_REQUEST_
Find the string "drawn" in the entries and copy each line that has it.

____ DATASET EXTRACT

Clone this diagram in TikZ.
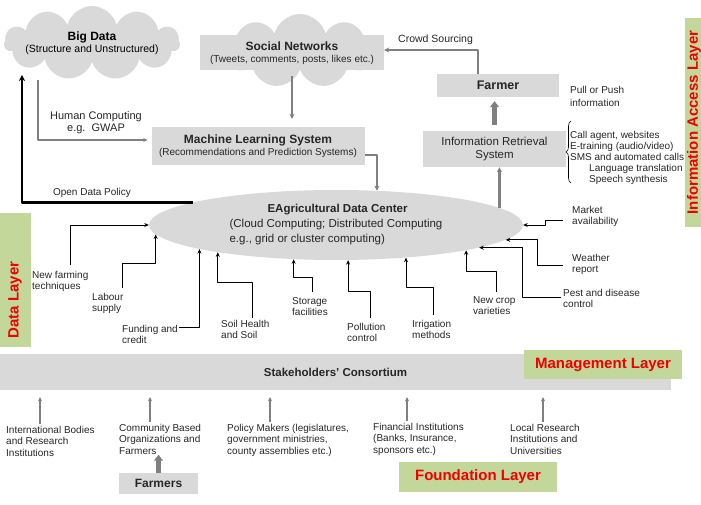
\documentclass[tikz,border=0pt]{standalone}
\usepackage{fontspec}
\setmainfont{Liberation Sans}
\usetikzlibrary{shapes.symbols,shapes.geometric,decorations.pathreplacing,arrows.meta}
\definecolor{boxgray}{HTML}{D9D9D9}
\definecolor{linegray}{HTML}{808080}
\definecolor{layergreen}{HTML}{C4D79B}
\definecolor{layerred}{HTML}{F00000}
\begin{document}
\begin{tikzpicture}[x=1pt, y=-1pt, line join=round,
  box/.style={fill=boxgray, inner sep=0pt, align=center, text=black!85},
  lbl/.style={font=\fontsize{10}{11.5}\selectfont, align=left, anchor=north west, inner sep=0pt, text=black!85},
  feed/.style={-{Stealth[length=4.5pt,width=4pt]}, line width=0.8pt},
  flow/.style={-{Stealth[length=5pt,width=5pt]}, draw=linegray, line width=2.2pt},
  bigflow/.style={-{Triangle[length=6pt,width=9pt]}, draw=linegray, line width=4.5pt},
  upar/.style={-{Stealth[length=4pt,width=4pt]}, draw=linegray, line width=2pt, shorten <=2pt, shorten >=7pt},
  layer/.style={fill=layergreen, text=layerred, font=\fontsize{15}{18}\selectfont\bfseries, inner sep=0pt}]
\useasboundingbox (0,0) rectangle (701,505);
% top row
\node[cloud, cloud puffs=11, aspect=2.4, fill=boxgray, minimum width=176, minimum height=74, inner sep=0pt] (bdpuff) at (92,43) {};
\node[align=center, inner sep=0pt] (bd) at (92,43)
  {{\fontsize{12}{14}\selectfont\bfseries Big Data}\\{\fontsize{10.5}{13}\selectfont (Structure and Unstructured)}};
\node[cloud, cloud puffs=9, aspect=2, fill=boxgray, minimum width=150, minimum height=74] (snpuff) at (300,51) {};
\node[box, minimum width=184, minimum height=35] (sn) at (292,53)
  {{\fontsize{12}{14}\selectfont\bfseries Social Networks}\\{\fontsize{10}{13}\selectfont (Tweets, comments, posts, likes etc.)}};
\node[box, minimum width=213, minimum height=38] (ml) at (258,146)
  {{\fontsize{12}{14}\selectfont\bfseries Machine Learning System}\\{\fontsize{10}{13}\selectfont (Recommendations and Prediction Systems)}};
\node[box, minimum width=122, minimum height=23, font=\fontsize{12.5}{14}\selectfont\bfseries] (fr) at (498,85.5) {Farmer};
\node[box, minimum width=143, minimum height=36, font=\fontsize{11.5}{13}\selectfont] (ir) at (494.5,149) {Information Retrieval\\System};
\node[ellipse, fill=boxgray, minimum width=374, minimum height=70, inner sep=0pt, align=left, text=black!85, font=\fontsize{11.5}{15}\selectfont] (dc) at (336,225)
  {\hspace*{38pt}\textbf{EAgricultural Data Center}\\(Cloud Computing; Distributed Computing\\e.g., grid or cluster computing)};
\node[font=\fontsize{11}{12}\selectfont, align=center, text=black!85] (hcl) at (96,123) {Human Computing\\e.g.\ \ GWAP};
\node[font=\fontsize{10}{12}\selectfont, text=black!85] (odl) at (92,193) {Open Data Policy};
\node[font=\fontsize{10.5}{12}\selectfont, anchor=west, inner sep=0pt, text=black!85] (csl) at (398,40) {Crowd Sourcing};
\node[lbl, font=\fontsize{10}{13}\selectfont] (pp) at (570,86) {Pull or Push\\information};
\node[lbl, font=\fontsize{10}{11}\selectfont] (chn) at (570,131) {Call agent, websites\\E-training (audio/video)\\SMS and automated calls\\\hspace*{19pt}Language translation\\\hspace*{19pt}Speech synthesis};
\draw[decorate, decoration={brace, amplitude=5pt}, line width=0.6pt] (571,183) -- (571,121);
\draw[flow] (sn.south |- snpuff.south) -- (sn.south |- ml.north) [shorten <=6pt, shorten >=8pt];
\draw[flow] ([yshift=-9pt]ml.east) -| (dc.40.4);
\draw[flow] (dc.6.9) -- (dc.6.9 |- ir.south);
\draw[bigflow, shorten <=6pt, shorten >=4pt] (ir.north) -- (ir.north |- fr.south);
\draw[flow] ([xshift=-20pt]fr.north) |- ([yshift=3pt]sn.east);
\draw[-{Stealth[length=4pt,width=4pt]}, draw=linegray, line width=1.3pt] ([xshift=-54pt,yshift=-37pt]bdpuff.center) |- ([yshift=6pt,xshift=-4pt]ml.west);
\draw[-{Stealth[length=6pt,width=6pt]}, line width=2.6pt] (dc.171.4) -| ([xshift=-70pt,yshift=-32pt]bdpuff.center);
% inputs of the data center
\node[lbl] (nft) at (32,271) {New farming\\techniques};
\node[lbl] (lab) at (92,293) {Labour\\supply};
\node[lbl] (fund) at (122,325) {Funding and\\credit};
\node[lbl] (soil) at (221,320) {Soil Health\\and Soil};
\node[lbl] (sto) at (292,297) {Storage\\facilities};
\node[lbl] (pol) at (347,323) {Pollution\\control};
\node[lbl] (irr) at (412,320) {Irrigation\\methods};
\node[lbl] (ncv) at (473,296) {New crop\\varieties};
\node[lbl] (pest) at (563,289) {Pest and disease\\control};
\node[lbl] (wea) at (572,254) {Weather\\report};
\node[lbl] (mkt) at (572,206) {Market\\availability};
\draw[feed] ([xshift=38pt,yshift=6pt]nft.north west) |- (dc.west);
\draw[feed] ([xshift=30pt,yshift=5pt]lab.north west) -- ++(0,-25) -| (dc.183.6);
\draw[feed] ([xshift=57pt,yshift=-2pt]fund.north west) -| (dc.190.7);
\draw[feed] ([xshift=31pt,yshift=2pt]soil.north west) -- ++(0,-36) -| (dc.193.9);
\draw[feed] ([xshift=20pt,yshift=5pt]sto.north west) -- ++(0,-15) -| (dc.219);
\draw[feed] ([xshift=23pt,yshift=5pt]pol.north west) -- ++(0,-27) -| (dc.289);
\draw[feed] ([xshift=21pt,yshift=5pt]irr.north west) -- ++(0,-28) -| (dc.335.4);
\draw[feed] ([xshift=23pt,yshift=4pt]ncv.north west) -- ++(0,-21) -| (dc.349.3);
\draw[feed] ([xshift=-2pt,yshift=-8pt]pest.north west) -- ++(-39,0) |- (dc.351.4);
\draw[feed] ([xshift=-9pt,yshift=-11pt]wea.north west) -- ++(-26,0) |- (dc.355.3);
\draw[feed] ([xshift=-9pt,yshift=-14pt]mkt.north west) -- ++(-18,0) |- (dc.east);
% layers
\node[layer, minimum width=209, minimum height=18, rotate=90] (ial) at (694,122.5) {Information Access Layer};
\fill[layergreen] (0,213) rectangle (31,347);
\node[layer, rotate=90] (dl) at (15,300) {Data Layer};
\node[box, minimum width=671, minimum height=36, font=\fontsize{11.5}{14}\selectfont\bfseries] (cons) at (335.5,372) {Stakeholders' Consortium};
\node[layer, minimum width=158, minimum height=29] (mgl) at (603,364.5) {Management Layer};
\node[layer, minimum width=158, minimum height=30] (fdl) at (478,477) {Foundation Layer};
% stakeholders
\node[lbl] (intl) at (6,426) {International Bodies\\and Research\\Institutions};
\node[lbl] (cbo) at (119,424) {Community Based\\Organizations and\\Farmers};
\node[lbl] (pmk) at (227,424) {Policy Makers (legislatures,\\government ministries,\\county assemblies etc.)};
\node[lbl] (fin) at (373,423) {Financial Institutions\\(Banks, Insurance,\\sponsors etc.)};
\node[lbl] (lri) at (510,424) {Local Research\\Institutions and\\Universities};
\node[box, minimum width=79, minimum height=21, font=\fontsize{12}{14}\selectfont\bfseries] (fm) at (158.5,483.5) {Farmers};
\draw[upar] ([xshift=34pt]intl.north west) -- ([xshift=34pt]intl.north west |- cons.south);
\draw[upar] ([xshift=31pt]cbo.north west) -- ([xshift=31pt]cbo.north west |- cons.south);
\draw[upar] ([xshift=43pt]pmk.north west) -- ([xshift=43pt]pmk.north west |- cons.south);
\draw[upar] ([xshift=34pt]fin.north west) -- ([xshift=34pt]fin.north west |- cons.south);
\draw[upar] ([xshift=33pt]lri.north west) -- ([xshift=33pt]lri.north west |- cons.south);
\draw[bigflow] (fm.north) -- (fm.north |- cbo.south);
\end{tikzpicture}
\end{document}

________
____ DATASET EXTRACT

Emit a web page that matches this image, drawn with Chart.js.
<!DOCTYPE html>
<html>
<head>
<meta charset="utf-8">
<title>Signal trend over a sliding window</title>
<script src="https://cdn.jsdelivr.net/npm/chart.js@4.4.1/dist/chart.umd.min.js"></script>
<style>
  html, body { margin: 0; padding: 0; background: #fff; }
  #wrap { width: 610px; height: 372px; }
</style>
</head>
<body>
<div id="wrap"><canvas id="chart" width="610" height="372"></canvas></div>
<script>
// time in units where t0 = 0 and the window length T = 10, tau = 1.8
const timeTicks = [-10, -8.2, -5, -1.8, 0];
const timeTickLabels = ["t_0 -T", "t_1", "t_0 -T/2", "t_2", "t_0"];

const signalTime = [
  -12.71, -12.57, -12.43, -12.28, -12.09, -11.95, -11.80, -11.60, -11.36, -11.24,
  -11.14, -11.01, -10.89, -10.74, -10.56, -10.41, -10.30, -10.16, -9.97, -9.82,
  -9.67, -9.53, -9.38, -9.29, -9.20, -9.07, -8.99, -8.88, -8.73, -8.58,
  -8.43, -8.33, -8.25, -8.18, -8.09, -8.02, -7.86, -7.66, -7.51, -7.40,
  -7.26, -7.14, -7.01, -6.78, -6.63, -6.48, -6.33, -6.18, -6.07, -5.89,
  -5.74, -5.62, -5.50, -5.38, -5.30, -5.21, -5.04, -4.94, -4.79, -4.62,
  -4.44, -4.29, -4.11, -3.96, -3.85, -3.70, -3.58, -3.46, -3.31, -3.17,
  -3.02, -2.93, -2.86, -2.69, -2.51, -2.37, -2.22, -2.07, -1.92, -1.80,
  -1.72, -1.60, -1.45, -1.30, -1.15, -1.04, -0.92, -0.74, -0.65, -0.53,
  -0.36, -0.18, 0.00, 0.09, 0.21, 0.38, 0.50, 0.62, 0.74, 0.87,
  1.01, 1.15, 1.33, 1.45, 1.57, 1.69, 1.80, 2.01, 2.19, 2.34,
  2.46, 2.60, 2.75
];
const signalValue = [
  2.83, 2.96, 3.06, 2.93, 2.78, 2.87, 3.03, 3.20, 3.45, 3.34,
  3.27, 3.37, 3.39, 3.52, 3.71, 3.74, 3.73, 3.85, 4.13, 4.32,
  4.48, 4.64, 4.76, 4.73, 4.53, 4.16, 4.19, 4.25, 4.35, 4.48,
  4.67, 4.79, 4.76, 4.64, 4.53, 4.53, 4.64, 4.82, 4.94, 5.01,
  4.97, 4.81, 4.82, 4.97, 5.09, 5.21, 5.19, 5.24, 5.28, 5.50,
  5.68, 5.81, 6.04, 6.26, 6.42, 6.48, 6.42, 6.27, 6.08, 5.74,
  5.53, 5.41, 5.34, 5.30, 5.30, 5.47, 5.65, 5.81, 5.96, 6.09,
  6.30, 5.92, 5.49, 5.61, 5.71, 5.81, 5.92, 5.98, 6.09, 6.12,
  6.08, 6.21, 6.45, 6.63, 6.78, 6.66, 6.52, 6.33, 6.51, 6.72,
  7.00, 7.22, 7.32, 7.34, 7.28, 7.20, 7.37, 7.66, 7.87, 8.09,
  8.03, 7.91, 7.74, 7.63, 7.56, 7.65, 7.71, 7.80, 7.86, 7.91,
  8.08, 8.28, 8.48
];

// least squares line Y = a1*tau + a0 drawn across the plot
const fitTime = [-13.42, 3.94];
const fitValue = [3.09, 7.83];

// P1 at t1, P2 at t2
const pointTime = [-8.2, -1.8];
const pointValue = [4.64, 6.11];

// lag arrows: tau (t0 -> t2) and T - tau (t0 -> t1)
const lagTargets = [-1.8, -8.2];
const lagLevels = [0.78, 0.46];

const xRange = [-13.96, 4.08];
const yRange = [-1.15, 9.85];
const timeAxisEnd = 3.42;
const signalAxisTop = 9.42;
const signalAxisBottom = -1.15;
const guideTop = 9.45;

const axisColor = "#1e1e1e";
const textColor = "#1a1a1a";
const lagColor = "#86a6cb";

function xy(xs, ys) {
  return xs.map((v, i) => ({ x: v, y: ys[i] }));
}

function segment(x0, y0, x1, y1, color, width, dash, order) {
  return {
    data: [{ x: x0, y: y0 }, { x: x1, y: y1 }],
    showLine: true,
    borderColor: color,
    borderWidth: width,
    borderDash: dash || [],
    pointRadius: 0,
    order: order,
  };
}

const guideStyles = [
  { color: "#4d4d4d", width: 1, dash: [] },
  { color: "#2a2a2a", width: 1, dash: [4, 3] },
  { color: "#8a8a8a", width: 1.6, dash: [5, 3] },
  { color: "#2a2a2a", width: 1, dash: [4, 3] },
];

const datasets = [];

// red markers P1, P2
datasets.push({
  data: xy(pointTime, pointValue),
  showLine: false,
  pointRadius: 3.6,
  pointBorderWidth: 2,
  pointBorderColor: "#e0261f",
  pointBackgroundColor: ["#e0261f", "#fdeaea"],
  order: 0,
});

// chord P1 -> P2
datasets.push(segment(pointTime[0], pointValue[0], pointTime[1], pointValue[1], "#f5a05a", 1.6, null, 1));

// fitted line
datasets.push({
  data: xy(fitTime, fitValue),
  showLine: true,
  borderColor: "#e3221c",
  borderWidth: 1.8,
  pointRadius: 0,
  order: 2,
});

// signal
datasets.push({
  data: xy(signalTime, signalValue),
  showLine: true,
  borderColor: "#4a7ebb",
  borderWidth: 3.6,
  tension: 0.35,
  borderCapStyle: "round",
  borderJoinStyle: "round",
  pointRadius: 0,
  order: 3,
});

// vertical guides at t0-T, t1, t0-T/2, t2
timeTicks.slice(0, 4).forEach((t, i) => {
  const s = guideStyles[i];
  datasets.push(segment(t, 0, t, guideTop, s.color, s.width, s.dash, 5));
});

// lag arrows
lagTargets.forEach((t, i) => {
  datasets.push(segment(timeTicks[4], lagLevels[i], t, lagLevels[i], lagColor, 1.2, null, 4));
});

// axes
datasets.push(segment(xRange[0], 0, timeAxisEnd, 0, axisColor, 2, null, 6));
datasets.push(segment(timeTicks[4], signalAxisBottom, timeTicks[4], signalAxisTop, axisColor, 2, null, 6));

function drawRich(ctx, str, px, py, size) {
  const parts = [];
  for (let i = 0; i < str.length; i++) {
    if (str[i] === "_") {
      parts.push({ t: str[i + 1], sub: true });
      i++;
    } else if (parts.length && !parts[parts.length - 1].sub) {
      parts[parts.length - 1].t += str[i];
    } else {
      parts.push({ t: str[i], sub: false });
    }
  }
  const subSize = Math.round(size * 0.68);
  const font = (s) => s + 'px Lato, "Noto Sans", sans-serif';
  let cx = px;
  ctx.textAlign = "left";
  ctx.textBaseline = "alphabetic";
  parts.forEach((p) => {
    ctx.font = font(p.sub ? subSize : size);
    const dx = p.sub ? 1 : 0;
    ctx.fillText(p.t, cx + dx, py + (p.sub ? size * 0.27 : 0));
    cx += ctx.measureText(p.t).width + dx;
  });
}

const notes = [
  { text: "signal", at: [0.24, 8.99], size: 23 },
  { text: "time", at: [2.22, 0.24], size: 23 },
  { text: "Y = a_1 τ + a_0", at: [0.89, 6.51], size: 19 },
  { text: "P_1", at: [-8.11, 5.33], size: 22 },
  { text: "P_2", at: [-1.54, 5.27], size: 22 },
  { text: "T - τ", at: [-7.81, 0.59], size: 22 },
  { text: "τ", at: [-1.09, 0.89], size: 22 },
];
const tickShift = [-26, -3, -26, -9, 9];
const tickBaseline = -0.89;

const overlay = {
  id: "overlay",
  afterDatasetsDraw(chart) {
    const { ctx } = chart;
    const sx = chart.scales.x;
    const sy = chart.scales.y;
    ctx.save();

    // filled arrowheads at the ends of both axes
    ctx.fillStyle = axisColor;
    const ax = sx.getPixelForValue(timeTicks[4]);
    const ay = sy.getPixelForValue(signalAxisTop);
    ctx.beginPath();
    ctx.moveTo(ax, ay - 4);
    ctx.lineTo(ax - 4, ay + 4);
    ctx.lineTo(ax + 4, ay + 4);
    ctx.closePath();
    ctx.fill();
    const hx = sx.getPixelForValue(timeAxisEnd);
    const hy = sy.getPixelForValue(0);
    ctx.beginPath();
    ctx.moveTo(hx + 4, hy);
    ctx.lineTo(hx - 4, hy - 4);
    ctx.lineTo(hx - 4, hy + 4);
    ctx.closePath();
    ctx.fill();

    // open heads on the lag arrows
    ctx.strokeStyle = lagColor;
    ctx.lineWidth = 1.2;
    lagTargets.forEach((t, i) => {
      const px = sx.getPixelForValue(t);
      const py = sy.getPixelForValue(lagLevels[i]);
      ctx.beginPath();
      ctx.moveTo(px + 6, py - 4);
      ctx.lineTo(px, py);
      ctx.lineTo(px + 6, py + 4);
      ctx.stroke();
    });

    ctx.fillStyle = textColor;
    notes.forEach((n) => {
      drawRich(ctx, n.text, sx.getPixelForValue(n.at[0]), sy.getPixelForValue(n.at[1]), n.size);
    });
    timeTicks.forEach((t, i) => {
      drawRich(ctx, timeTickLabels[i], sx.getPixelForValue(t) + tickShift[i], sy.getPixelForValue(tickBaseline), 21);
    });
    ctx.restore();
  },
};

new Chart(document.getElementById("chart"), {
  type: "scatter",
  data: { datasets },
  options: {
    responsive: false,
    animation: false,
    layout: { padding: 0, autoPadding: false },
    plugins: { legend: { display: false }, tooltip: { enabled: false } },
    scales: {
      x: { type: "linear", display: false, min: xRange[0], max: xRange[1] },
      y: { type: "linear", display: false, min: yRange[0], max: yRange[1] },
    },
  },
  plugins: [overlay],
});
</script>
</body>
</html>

________

_WRITTEN RESPONSE_
Emit a web page that matches this image, drawn with Chart.js.
// least squares line Y = a1*tau + a0 drawn across the plot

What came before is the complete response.